La problemática propia de la adolescencia en tránsito por las instituciones escolares se ofrece como una analizador potente del estado general del sistema. La escuela opera por supuestos, históricamente no estaba obligada a tener que generar las condiciones que permiten el aprendizaje como un proceso posible, la escuela se respaldaba en otras instituciones sociales, la más cercana para dar un ejemplo es la familia. Agotados los supuestos, la escuela al igual que el adolescente queda como un puente entre dos costas que se han desintegrado. Por lo tanto, es hoy una función prioritaria de la escuela crear condiciones de existencia, de sentido para que todo proyecto se despliegue. Esta función no es atributo o monopolio de la pedagogía, pero si de la enseñanza, la enseñanza como transmisión cultural constitutiva del suelo necesario para la composición de un proyecto identificatorio tanto individual como grupal.

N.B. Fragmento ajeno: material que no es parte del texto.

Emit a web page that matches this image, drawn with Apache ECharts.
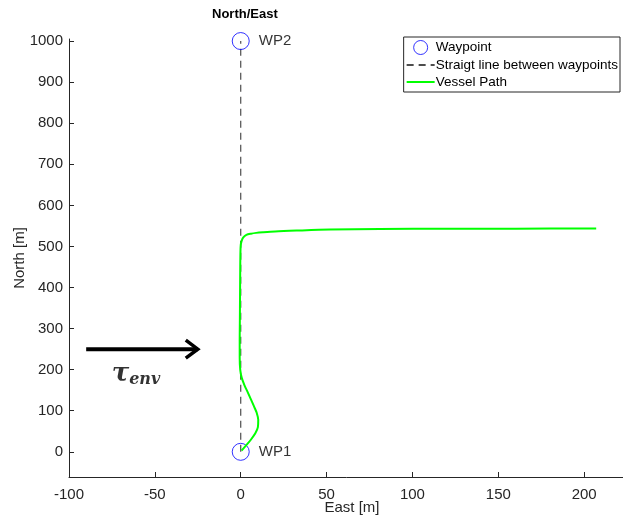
<!DOCTYPE html>
<html>
<head>
<meta charset="utf-8">
<script src="https://cdn.jsdelivr.net/npm/echarts@6/dist/echarts.min.js"></script>
<style>
html,body{margin:0;padding:0;background:#fff;}
#chart{width:623px;height:523px;}
</style>
</head>
<body>
<div id="chart"></div>
<script>
// ---- data ----
const xTicks = [-100, -50, 0, 50, 100, 150, 200];
const yTicks = [0, 100, 200, 300, 400, 500, 600, 700, 800, 900, 1000];
const waypointNames = ['WP1', 'WP2'];
const waypointEast = [0, 0];
const waypointNorth = [0, 1000];
const pathEast = [0.5, 3, 6, 8.5, 10, 10.2, 9.3, 7.8, 6, 4.3, 2.2, 0.6, -0.3, -0.6, -0.6, -0.5, -0.4, -0.3, -0.2, 0, 0.5, 1.5, 3.3, 6, 9, 13, 20, 32.5, 52, 81, 120, 160, 207];
const pathNorth = [3, 15, 30, 45, 60, 78, 95, 110, 127, 143, 162, 180, 200, 230, 270, 320, 380, 440, 480, 503, 513, 522, 528, 531, 533, 534.5, 536.5, 538.5, 541, 542.5, 543, 543.3, 543.5];
const arrowEast = [-90, -25];
const arrowNorth = [250, 250];
const arrowHeadEast = [-32, -25, -32];
const arrowHeadNorth = [272, 250, 228];
const tauPos = [-61, 190];

const font = "'Liberation Sans', Helvetica, Arial, sans-serif";
const axisCol = '#262626';

const chart = echarts.init(document.getElementById('chart'), null, {renderer: 'canvas'});
const zip = (a, b) => a.map((v, i) => [v, b[i]]);

const option = {
  animation: false,
  backgroundColor: '#fff',
  title: {
    text: 'North/East',
    left: 207, top: 3,
    textStyle: {fontFamily: font, fontSize: 13, fontWeight: 'bold', color: '#000'}
  },
  grid: {left: 69, right: -12, top: 39, bottom: 46, containLabel: false, outerBoundsMode: 'none'},
  legend: {
    orient: 'vertical',
    right: 3, top: 37,
    data: [
      {name: 'Waypoint', itemStyle: {borderWidth: 1}},
      {name: 'Straigt line between waypoints', itemStyle: {opacity: 0}},
      {name: 'Vessel Path', itemStyle: {opacity: 0}}
    ],
    backgroundColor: '#fff',
    borderColor: axisCol, borderWidth: 1, borderRadius: 0,
    padding: [3, 2, 3, 2],
    itemGap: 3,
    itemWidth: 28, itemHeight: 14,
    textStyle: {fontFamily: font, fontSize: 13.5, color: '#000', padding: [0, 0, 0, -4]}
  },
  xAxis: {
    type: 'value', min: -100, max: 229.6,
    name: 'East [m]', nameLocation: 'middle', nameGap: 23, nameMoveOverlap: false,
    nameTextStyle: {fontFamily: font, fontSize: 15, color: axisCol},
    axisLine: {show: true, onZero: false, lineStyle: {color: axisCol, width: 1}},
    axisTick: {show: true, inside: true, length: 5, customValues: xTicks, lineStyle: {color: axisCol}},
    axisLabel: {customValues: xTicks, margin: 10, fontFamily: font, fontSize: 15, color: axisCol, formatter: v => String(v)},
    splitLine: {show: false}
  },
  yAxis: {
    type: 'value', min: -61.3, max: 1005,
    name: 'North [m]', nameLocation: 'middle', nameGap: 42, nameMoveOverlap: false,
    nameTextStyle: {fontFamily: font, fontSize: 15, color: axisCol},
    axisLine: {show: true, onZero: false, lineStyle: {color: axisCol, width: 1}},
    axisTick: {show: true, inside: true, length: 5, customValues: yTicks, lineStyle: {color: axisCol}},
    axisLabel: {customValues: yTicks, margin: 6, fontFamily: font, fontSize: 15, color: axisCol, formatter: v => String(v)},
    splitLine: {show: false}
  },
  series: [
    {
      name: 'Waypoint', type: 'scatter',
      data: waypointNames.map((n, i) => ({name: n, value: [waypointEast[i], waypointNorth[i]]})),
      symbol: 'circle', symbolSize: 17,
      itemStyle: {color: 'rgba(255,255,255,0)', borderColor: '#0000ff', borderWidth: 1},
      label: {show: true, position: 'right', distance: 9, formatter: p => p.name,
              fontFamily: font, fontSize: 15, color: '#000'},
      z: 3
    },
    {
      name: 'Straigt line between waypoints', type: 'line',
      data: zip(waypointEast, waypointNorth),
      symbol: 'none',
      lineStyle: {color: '#4d4d4d', width: 1.2, type: [7, 5]},
      z: 2
    },
    {
      name: 'Vessel Path', type: 'line',
      data: zip(pathEast, pathNorth),
      symbol: 'none', smooth: 0.3,
      lineStyle: {color: '#00ff00', width: 2},
      z: 4
    },
    {
      name: 'arrow', type: 'line',
      data: zip(arrowEast, arrowNorth),
      symbol: 'none',
      lineStyle: {color: '#000', width: 4},
      silent: true
    },
    {
      name: 'arrowhead', type: 'line',
      data: zip(arrowHeadEast, arrowHeadNorth),
      symbol: 'none',
      lineStyle: {color: '#000', width: 3.5, join: 'miter', cap: 'butt'},
      silent: true
    },
    {
      name: 'tau', type: 'scatter',
      data: [tauPos],
      symbolSize: 0,
      label: {
        show: true, position: 'inside',
        formatter: '{t|τ}{s|env}',
        rich: {
          t: {fontFamily: "'DejaVu Serif', serif", fontSize: 26, fontStyle: 'italic', fontWeight: 'bold', color: '#000'},
          s: {fontFamily: "'DejaVu Serif', serif", fontSize: 16, fontStyle: 'italic', fontWeight: 'bold', color: '#000', padding: [12, 0, 0, 0]}
        }
      },
      silent: true
    }
  ]
};
chart.setOption(option);
</script>
</body>
</html>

En la práctica con adolescentes, se torna imprescindible que ellos tengan un espacio sistemático para poder pensarse a si mismos, un pensarse porque sí, sin ninguna funcionalidad específica y sin esperar un rendimiento secundario. El dispositivo para hacerlo no tiene porque tener un formato definido, simplemente debe existir.
Las escuelas deberían dar esta posibilidad y ubicar dicha actividad al mismo nivel que los contenidos curriculares.
Una propuesta tan simple, pone a prueba la capacidad del sistema educativo de poder pensarse así mismos y el sentido de su práctica.